Musi Zondi, the spokesman for Oliphant, confirmed that the minister would meet with Amcu and platinum mine bosses this morning at the Commission for Conciliation, Mediation and Arbitration offices to start mediation.
Anglo American Platinum (Amplats), Impala Platinum (Implats) and Lonmin – which account for about 80 percent of world platinum production – said there was low worker attendance yesterday.
Lonmin said it was likely to lose 3 100 platinum ounces a day during the strike.
Implats, which had cancelled its night shift on Wednesday in anticipation of the strike, said 10 percent of employees had reported for duty.

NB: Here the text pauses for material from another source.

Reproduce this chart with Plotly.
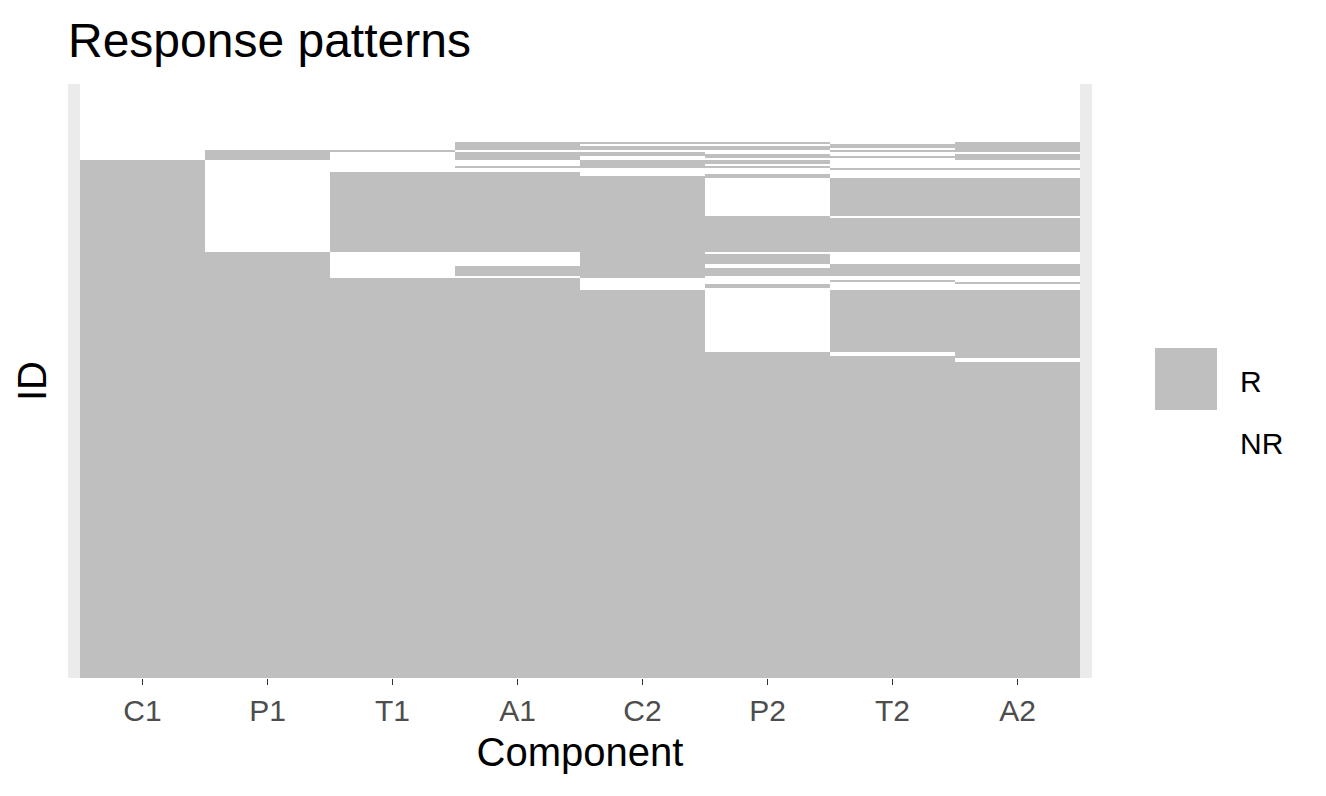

Amplats shares rose 1.85 percent to close at R440 on the JSE yesterday, while Implats gained 2.08 percent to R128.47 and Lonmin increased 0.62 to R3.23.
Peter Major, an analyst at Cadiz Corporate Solutions, said: “All the fundamentals at this time point to Amcu settling peacefully – and quickly – along the lines of Northam Platinum’s agreement with the National Union of Mineworkers [NUM].”
Major was referring to the wage deal reached last week between the NUM and Northam for increases of between 8.5 percent and 9.5 percent at the company’s Zondereinde mine. This followed a strike lasting more than two months.
“The judge’s postponed ruling on the gold strike was a big positive for ‘everyone’ – especially Amcu – and South Africa,” Major added.
Among gold firms, Harmony Gold dropped 3.34 percent to R29.85 and AngloGold Ashanti fell 1.48 percent to R144.48, while Sibanye Gold rose 1.18 percent to R14.58.